In May 1971, Pam Jackson and Sherri Miller were two seventeen-year-olds who disappeared when driving to an end-of-the-school-year kegger being held at a gravel pit out in rural, south eastern South Dakota. The girls, who were in Sherri's grandfather's rundown Studebaker Lark, didn't know exactly where the party was but they ran into some boys they knew from school and were following them down a dirt road when they disappeared. The boys assumed they went back to Vermillion to another party by the Missouri River.

It is at this point, right at the start, that the investigative failures began with a sheriff who treated the search very lightly, assuming, with no evidence, that the girls just ran away so he didn't bother to seriously look into their disappearance. The families all suffered, the girls were never heard from, and the case went cold. Thirty years later it was reopened by the cold case unit took and the twists, turns, and incredible incompetence that followed was unbelievable and went on for over a decade.
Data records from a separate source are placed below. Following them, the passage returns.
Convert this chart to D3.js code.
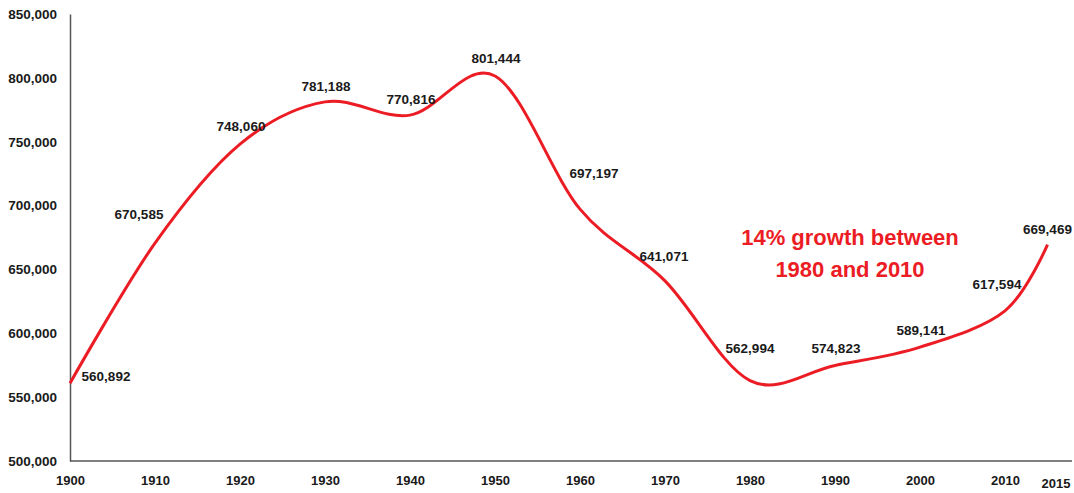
<!DOCTYPE html>
<html><head><meta charset="utf-8">
<script src="https://cdn.jsdelivr.net/npm/d3@7"></script>
<style>html,body{margin:0;padding:0;background:#fff}svg{display:block}</style>
</head><body>
<svg id="c" width="1074" height="493"></svg>
<script>
const years = [1900,1910,1920,1930,1940,1950,1960,1970,1980,1990,2000,2010,2015];
const population = [560892,670585,748060,781188,770816,801444,697197,641071,562994,574823,589141,617594,669469];
const yTicks = [500000,550000,600000,650000,700000,750000,800000,850000];
const xTickLabels = ["1900","1910","1920","1930","1940","1950","1960","1970","1980","1990","2000","2010","2015"];
const annotation = ["14% growth between","1980 and 2010"];
// label offsets (px) relative to the point
const labelDx = [36,-16,1,1,1,1,14,-1,0,1,1,-8,0];
const labelDy = [-7,-29,-18,-16,-16,-18,-36,-25,-32,-17,-17,-27,-15];

const svg = d3.select("#c");
const x = d3.scaleLinear().domain([1900,2015]).range([70,1047.5]);
const y = d3.scaleLinear().domain([500000,850000]).range([461,14]);
const font = "'Liberation Sans', Arial, sans-serif";

// axes
const yAxis = d3.axisLeft(y).tickValues(yTicks).tickSize(0).tickPadding(13).tickFormat(d3.format(","));
const gy = svg.append("g").attr("transform","translate(70,0)").call(yAxis);
gy.select(".domain").attr("stroke","#555").attr("stroke-width",1.5);
gy.selectAll("text").attr("font-family",font).attr("font-weight","bold").attr("font-size",13.5).attr("fill","#1a1a1a");

const xAxis = d3.axisBottom(x).tickValues(years).tickSize(0).tickPadding(15).tickFormat((d,i)=>xTickLabels[i]);
const gx = svg.append("g").attr("transform","translate(0,461)").call(xAxis);
gx.select(".domain").attr("d","M70,0H1072").attr("stroke","#555").attr("stroke-width",1.5);
gx.selectAll("text").attr("font-family",font).attr("font-weight","bold").attr("font-size",13).attr("fill","#1a1a1a");
gx.selectAll(".tick").filter(d=>d===2015).select("text").attr("dx",8).attr("dy","0.9em");

// line
const line = d3.line().x((d,i)=>x(years[i])).y(d=>y(d)).curve(d3.curveCardinal.tension(0));
svg.append("path").datum(population).attr("d",line)
  .attr("fill","none").attr("stroke","#ec1c24").attr("stroke-width",3);

// data labels
svg.append("g").selectAll("text").data(population).join("text")
  .attr("x",(d,i)=>x(years[i])+labelDx[i])
  .attr("y",(d,i)=>y(d)+labelDy[i])
  .attr("dy","0.35em")
  .attr("text-anchor","middle")
  .attr("font-family",font).attr("font-weight","bold").attr("font-size",13.5).attr("fill","#1a1a1a")
  .text(d=>d3.format(",")(d));

// annotation
svg.append("g").selectAll("text").data(annotation).join("text")
  .attr("x",850).attr("y",(d,i)=>237+i*32).attr("dy","0.35em")
  .attr("text-anchor","middle")
  .attr("font-family",font).attr("font-weight","bold").attr("font-size",22).attr("fill","#ec1c24")
  .text(d=>d);
</script>
</body></html>
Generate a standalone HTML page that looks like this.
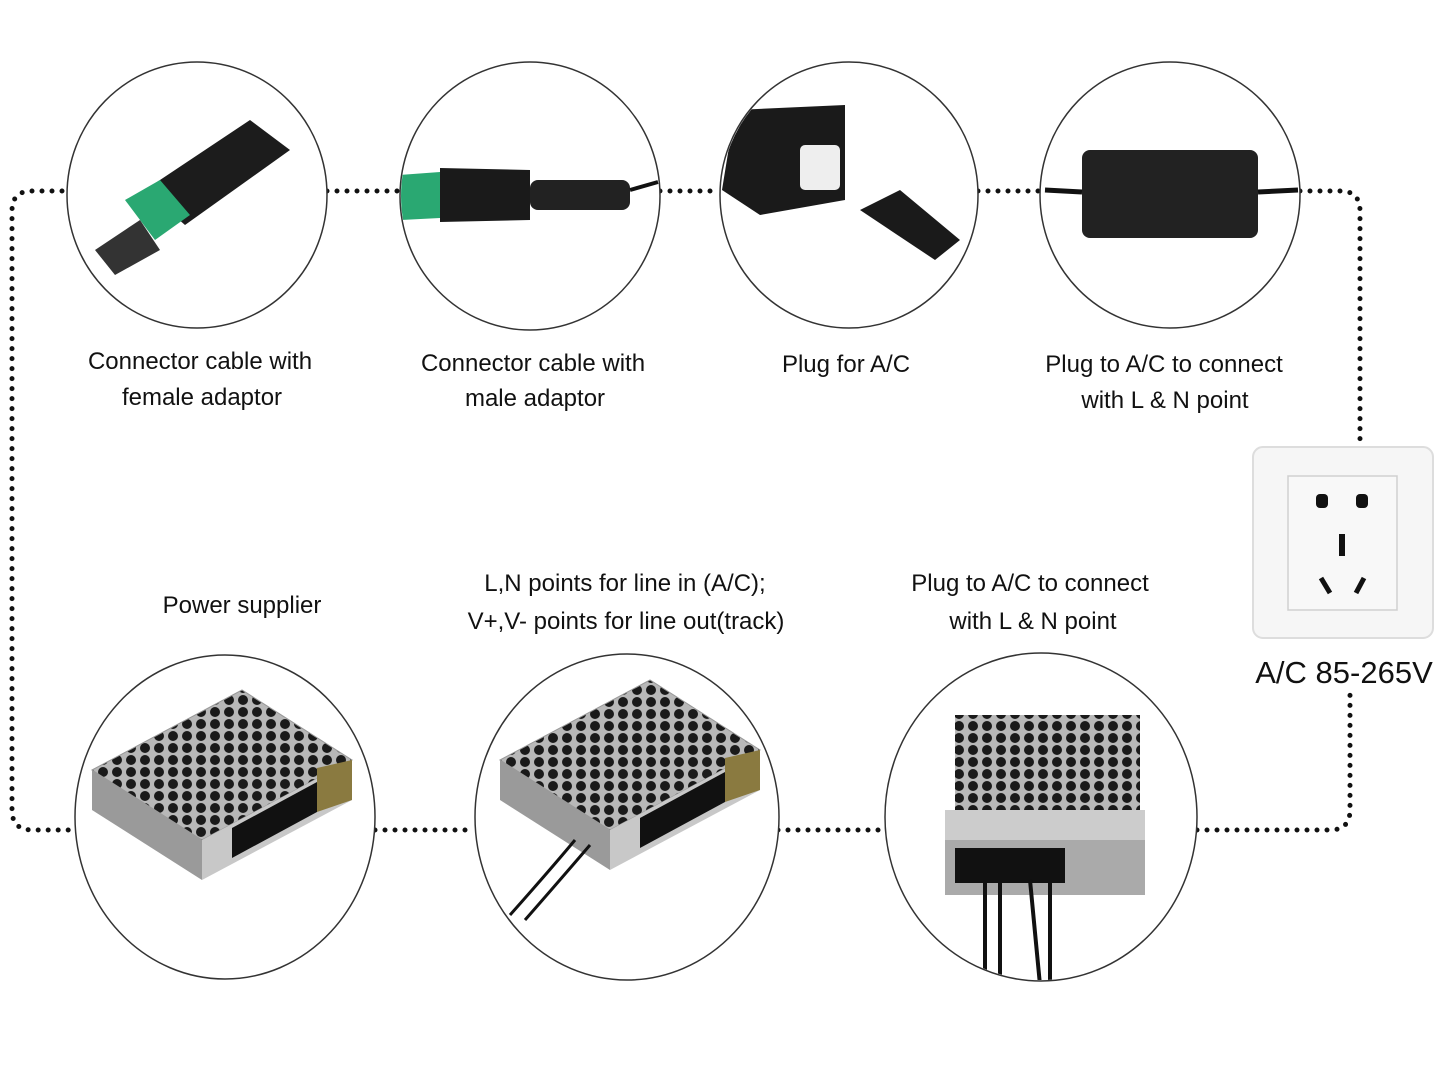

Raguse, an investigative journalist, does an excellent job thoroughly presenting the many details of this case from the start to the conclusion. The entire narrative follows the timeline of the events as they occurred so it reads like a procedural while it also clearly reveals the facts, failures, and foibles swirling around all of the official investigative attempts from start to finish. The actual closure of the case is found in such a careful, logical way it will dumbfound readers that no one thought to undertake that particular search.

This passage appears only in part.